LOUISVILLE, Ky. — A Louisville day and overnight shelter is moving in hopes it can expand its reach.


What You Need To Know

  • Re:Center Ministries has been operating in Louisville for decades. The Christian organization serves the homeless community

  • Renovations are underway on 757 South Brooks Street, as Re:Center Ministries reshapes a long vacant sanctuary

  • Cory Bledsoe, executive director of Re:Center Ministries, said the new address will allow Re:Center to more than double the number of emergency overnight shelter beds for men

  • As Re:Center prepares for the move, its goal is to avoid any stoppage in services

Re:Center Ministries has been helping and serving Louisville’s homeless community for decades.

Its new headquarters will provide more overnight and daytime shelter space when it opens next year. Renovations are underway on 757 South Brooks Street, as Re:Center Ministries reshapes a long vacant sanctuary.

“We’re going to have a dorm here and a dorm here as well and then our office suite behind us,” Cory Bledsoe told Spectrum News 1 during a tour of the new space.

Bledsoe is the executive director. He explained Re:Center is relocating from the NULU neighborhood to across the street from the Hope Village.

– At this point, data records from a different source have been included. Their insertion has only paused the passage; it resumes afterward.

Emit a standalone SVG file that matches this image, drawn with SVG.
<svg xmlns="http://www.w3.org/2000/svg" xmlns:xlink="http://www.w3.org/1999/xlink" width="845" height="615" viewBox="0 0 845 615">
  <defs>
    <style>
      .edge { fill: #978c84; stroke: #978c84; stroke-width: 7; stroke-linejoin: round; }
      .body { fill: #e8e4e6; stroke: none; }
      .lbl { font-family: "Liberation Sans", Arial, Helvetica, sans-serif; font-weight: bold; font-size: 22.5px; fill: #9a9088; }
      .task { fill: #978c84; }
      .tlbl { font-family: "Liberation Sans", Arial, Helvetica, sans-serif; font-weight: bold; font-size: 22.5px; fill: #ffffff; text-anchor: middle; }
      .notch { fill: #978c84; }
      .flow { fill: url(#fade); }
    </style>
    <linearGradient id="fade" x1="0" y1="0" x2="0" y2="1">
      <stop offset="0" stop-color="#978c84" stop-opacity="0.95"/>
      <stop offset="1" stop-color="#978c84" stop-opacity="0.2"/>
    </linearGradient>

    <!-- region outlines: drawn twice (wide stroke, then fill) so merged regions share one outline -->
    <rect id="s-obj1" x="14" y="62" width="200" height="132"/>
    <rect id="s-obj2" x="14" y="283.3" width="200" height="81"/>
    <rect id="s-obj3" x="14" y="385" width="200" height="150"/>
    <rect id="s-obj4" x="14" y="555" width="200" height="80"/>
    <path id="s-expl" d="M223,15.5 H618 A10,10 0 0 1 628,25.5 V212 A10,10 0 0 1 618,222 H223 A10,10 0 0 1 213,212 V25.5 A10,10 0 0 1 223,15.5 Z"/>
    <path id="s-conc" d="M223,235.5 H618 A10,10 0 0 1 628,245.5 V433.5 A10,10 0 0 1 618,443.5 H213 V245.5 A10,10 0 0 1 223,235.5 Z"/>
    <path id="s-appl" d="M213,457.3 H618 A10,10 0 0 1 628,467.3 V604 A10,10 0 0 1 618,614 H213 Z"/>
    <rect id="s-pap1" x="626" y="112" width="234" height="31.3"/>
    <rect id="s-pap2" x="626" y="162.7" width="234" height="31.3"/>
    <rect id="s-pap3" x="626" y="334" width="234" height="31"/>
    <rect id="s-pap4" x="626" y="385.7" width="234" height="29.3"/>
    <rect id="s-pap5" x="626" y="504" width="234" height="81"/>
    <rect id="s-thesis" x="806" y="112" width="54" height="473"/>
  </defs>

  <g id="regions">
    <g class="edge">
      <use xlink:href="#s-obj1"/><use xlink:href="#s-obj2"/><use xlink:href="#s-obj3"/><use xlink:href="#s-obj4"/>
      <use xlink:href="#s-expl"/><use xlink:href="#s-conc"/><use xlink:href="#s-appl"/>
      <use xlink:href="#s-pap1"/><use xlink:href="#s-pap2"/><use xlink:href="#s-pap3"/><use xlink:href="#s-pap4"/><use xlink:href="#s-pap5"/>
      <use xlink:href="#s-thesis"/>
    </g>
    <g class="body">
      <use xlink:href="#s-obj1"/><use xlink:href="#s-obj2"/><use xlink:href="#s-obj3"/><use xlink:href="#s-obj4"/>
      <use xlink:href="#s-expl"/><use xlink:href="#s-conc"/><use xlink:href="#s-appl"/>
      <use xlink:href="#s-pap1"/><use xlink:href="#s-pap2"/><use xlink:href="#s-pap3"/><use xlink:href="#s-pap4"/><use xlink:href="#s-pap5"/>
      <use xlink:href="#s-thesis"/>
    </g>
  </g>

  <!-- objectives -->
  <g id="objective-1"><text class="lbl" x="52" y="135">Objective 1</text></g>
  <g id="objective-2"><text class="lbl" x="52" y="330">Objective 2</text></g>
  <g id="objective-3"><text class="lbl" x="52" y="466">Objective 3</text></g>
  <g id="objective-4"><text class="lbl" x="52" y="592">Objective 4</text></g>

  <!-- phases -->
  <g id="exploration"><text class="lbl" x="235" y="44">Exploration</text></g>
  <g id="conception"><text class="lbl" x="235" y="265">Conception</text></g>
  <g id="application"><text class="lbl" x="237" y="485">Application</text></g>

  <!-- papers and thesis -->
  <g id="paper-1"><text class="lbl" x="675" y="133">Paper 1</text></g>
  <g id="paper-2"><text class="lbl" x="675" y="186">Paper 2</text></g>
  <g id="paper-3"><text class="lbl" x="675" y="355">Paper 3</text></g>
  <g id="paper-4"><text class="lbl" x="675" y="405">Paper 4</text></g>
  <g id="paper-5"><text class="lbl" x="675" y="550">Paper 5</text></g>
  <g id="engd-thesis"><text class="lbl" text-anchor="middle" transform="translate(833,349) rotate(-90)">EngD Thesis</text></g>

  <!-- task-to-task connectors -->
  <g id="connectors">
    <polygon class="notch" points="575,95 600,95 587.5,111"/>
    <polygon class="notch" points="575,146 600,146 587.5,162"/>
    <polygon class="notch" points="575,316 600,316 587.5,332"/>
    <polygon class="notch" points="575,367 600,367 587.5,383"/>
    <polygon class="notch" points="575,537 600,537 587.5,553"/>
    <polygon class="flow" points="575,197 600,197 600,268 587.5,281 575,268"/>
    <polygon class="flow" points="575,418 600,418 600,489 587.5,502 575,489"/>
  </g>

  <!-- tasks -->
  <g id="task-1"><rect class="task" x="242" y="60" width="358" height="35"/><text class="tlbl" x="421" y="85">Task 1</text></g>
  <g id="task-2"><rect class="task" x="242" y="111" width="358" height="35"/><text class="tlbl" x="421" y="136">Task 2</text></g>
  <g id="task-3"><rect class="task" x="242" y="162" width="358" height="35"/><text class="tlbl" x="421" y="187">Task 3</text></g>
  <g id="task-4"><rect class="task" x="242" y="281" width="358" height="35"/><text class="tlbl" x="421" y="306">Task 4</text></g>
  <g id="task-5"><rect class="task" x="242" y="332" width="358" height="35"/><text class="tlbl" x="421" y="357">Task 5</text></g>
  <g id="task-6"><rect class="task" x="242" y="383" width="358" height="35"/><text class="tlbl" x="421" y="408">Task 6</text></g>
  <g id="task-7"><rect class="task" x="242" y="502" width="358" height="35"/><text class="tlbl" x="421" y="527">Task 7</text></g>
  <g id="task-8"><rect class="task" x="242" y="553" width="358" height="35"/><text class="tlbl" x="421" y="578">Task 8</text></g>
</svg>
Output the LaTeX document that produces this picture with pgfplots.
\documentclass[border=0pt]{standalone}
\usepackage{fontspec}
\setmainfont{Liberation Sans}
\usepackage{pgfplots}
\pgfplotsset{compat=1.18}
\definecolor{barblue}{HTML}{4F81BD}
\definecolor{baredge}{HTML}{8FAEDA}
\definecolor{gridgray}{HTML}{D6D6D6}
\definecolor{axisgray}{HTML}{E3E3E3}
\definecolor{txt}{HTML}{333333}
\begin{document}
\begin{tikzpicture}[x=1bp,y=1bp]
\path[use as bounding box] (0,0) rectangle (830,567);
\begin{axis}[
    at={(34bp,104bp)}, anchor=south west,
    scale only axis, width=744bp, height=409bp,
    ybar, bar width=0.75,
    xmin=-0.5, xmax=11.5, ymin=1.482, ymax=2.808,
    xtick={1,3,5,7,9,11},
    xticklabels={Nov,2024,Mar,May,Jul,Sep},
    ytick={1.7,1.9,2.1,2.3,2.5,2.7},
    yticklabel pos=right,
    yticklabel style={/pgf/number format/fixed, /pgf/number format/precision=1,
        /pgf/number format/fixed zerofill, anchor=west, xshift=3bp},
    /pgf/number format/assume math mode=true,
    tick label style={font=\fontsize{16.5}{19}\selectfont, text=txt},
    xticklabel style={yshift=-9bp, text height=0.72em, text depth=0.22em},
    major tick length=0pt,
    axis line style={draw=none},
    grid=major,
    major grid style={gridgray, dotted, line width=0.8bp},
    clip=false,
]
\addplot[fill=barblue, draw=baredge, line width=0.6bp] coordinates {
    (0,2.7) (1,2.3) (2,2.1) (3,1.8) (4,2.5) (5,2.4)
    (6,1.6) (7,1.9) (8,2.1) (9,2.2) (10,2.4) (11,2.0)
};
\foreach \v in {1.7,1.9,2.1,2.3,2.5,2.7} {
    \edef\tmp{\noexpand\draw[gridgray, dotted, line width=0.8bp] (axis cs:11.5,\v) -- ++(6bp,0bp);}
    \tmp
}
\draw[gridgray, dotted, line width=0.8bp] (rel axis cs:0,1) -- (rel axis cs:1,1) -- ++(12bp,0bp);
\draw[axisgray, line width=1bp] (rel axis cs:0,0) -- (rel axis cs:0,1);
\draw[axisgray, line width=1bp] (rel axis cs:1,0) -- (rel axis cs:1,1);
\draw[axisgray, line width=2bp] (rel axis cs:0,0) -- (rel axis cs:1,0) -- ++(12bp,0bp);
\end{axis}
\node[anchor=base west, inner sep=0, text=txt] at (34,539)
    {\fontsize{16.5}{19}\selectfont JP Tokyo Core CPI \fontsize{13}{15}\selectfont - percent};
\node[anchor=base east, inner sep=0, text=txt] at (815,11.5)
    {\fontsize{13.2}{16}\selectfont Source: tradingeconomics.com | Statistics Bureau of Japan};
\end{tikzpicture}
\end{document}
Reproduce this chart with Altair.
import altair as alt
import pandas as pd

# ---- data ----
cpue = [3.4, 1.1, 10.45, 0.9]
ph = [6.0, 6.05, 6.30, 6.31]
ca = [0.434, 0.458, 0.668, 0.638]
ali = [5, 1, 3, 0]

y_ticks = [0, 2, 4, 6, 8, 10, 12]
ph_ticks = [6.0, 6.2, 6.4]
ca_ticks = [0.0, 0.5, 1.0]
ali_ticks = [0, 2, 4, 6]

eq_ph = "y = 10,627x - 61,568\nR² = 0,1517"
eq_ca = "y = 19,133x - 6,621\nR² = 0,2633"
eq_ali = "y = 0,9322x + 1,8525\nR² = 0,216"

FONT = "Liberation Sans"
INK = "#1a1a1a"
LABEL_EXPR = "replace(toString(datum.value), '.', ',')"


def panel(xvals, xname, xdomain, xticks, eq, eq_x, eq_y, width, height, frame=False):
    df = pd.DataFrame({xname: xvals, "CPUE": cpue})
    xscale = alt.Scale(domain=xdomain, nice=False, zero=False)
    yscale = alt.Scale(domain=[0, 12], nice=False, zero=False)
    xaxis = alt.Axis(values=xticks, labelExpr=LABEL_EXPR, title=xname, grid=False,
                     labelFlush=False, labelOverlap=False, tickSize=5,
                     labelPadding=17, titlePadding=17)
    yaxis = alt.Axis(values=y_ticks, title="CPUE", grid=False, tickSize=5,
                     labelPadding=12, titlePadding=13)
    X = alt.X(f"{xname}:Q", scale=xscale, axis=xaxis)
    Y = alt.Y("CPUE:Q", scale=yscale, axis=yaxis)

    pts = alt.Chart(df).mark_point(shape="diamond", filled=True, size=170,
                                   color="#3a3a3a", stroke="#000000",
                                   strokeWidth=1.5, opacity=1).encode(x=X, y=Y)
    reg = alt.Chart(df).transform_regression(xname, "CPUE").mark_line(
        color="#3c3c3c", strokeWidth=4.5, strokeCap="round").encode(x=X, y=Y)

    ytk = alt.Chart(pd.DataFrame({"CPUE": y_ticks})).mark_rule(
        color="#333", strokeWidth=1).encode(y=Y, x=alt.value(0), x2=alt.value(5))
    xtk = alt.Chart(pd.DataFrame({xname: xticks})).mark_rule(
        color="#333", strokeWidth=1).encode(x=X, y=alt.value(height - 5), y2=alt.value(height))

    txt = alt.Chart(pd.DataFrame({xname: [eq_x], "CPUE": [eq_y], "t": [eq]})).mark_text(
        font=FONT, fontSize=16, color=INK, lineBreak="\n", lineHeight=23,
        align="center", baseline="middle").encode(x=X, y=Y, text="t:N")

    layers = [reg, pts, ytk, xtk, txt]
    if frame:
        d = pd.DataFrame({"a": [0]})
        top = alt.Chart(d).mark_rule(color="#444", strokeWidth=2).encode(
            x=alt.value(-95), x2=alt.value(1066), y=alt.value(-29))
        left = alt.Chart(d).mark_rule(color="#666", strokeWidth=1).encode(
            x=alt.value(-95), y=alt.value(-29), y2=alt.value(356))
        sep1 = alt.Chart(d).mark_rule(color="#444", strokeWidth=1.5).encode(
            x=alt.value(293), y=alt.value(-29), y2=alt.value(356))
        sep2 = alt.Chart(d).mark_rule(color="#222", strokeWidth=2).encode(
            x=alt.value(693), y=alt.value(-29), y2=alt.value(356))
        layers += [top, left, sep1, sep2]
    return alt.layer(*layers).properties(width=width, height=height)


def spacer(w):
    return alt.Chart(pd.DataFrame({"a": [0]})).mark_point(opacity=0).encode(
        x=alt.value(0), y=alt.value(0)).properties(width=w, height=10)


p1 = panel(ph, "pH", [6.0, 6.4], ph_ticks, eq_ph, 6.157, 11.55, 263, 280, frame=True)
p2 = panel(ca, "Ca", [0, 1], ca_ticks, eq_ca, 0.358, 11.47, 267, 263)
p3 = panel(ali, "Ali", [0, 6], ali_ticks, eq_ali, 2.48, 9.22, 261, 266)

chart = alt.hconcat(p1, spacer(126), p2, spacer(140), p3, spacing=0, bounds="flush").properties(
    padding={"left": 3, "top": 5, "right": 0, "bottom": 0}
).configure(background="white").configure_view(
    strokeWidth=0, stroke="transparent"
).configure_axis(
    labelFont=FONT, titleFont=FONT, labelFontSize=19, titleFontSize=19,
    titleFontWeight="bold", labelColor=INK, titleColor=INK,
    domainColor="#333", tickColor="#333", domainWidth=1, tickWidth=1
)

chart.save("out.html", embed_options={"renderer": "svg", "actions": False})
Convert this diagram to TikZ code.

“We’re going to continue to offer the same services we offer now, which is emergency day shelter for women and children, emergency overnight shelter for men and long-term programming for men. We’re going to pick those services up, so to speak, and then move them to this new location,” Bledoe said.

Bledsoe said the new address will allow Re:Center to more than double the number of emergency overnight shelter beds for men. Right now, there are 12 beds; with the move, the center can have 40 beds.

“But as the guys are progressing, after that recovery phase is what we call our transition phase,” Bledoe said. “So this is where we are building those skills and relationships, those community relationships back with employment, reconciling any sort of barriers.”

The number of women and children they can serve with their day shelter will increase as well.

“We have hundreds of single individuals across the city who are waiting to get into a shelter, so every time we can add beds to that need, that is exactly what we need,” Natalie Harris of Louisville’s Coalition for the Homeless said. 

Forthcoming site of Re:Center Ministries in Louisville (Spectrum News 1/Jonathon Gregg)

Harris said Re:Center is a part of their network of Louisville shelters.

“Coalition for the Homeless makes reservations each night when there is a vacancy in shelter in the community, so we know that we need so many beds because we are able to fill those empty beds within an hour every day,” Harris explained.

As Re:Center prepares for the move, its goal is to avoid any stoppage in services.